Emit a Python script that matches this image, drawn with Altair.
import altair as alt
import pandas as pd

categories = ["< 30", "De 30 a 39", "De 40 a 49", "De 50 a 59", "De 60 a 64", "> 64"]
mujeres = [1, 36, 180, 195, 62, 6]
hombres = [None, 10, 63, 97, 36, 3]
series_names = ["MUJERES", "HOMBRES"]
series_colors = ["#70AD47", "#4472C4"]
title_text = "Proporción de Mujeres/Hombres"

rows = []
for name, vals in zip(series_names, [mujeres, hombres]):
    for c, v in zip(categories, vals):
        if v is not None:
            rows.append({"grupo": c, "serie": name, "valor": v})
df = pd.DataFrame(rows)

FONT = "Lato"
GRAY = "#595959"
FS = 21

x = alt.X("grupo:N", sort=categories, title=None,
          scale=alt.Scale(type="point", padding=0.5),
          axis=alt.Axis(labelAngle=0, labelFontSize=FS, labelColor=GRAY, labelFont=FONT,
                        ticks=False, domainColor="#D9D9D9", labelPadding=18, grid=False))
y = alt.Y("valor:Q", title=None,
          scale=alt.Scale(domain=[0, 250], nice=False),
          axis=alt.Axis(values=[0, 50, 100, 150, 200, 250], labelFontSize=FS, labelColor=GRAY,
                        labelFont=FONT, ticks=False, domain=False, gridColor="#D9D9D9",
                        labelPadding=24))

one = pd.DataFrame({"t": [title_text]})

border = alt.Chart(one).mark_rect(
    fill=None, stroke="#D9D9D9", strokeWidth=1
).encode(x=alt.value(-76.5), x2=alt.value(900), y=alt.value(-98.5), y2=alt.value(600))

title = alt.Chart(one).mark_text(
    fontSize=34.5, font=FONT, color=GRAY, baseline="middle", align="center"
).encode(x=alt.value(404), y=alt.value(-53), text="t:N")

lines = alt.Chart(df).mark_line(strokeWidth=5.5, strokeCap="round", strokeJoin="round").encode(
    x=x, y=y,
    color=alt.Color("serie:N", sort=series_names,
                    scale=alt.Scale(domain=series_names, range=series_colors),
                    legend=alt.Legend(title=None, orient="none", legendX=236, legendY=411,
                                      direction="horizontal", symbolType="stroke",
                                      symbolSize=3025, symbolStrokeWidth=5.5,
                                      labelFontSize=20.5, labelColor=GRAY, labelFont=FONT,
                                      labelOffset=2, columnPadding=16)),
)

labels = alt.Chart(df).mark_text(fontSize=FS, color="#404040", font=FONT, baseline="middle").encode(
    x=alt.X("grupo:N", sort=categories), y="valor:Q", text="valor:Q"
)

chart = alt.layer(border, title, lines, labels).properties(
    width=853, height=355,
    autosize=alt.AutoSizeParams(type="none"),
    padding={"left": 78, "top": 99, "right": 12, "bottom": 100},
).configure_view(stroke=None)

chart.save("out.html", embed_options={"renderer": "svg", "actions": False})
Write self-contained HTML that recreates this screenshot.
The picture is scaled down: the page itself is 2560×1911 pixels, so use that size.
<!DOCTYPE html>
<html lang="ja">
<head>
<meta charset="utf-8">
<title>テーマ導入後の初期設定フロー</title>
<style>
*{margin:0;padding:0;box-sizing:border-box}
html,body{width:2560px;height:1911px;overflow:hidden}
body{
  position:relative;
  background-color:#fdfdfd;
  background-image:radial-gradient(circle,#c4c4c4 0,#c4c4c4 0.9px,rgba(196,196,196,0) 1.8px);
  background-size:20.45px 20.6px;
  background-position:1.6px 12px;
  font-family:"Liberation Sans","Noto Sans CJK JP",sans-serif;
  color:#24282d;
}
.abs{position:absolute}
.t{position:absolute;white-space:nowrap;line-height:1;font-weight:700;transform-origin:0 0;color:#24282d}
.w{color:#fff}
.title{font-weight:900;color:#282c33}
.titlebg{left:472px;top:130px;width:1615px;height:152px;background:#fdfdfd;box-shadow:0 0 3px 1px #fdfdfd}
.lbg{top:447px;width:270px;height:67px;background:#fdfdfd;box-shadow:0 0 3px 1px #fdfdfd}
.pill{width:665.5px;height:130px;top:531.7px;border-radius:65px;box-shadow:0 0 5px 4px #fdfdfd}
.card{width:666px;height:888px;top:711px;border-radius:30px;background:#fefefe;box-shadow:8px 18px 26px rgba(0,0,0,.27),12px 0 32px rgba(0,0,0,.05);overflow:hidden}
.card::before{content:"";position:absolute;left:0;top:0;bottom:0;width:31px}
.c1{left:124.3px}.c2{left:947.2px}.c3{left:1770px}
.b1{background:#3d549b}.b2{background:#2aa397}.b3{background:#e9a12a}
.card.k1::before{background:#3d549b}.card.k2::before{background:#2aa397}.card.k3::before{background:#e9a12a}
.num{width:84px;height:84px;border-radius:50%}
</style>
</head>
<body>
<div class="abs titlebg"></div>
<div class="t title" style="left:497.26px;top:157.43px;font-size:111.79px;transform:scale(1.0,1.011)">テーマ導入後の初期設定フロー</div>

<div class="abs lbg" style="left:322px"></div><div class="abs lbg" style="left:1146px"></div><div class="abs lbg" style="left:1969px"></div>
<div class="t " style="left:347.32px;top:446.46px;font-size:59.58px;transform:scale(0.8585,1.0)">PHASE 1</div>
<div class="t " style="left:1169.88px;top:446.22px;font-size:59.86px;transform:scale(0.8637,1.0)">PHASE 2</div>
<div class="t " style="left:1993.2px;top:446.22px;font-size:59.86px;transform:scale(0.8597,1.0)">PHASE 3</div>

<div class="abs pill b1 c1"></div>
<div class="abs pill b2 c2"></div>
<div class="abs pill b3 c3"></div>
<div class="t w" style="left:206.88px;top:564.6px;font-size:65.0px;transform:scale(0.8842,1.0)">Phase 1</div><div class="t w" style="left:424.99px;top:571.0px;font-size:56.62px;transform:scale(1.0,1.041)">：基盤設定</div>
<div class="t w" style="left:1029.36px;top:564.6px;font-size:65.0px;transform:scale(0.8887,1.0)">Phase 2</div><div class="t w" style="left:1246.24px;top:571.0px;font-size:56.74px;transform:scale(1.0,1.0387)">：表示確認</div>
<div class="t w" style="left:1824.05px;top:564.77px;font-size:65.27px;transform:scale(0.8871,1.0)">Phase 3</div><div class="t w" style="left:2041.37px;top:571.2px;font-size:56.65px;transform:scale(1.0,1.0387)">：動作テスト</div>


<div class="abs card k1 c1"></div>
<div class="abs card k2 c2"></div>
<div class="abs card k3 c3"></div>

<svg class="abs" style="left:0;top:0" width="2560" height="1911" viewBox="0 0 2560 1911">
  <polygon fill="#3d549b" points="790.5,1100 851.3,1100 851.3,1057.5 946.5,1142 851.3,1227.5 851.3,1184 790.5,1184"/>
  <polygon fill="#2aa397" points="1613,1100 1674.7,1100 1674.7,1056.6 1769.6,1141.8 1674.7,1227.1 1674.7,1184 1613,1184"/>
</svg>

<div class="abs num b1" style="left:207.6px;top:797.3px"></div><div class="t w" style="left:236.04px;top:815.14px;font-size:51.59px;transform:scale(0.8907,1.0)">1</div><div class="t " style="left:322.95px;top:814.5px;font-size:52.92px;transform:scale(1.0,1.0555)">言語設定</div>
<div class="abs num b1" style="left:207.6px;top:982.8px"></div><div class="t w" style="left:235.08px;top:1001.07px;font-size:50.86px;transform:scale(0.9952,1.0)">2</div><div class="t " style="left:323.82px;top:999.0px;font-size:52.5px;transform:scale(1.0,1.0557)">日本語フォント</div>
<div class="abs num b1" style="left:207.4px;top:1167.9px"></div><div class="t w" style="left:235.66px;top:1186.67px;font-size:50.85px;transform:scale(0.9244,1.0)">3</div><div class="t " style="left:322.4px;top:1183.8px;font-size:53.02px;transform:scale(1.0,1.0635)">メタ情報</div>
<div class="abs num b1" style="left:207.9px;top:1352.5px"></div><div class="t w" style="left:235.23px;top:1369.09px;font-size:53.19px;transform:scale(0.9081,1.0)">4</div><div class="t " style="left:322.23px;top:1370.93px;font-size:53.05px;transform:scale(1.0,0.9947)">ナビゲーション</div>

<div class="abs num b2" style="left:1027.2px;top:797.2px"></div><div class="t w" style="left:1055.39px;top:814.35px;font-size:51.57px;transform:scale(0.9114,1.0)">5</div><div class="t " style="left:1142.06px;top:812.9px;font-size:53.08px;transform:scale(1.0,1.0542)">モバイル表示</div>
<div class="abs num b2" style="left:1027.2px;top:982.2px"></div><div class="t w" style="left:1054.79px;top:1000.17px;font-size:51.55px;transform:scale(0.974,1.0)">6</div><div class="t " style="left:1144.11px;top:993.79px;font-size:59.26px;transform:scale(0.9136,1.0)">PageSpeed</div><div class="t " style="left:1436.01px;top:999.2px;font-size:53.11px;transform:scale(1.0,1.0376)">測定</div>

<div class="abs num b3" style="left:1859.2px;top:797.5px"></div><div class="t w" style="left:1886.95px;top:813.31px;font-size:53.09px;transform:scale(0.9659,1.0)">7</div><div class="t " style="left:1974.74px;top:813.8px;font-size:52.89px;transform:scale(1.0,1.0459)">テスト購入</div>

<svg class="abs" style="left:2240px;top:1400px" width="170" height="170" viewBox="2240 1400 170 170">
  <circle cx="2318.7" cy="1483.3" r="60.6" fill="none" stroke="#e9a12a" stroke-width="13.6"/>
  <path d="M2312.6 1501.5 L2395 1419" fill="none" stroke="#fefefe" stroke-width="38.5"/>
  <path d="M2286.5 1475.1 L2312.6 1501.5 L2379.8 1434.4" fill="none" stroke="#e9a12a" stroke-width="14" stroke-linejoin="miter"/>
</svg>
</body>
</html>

━━━━━━━━━━━━━━━━

## [WHAT IS BEING ASKED]
Print from the first line through the line that contains "import pandas as pd", please, including both, and leave out every line outside that stretch.

## [EXPECTED ANSWER]
Emit a Python script that matches this image, drawn with Altair.
import altair as alt
import pandas as pd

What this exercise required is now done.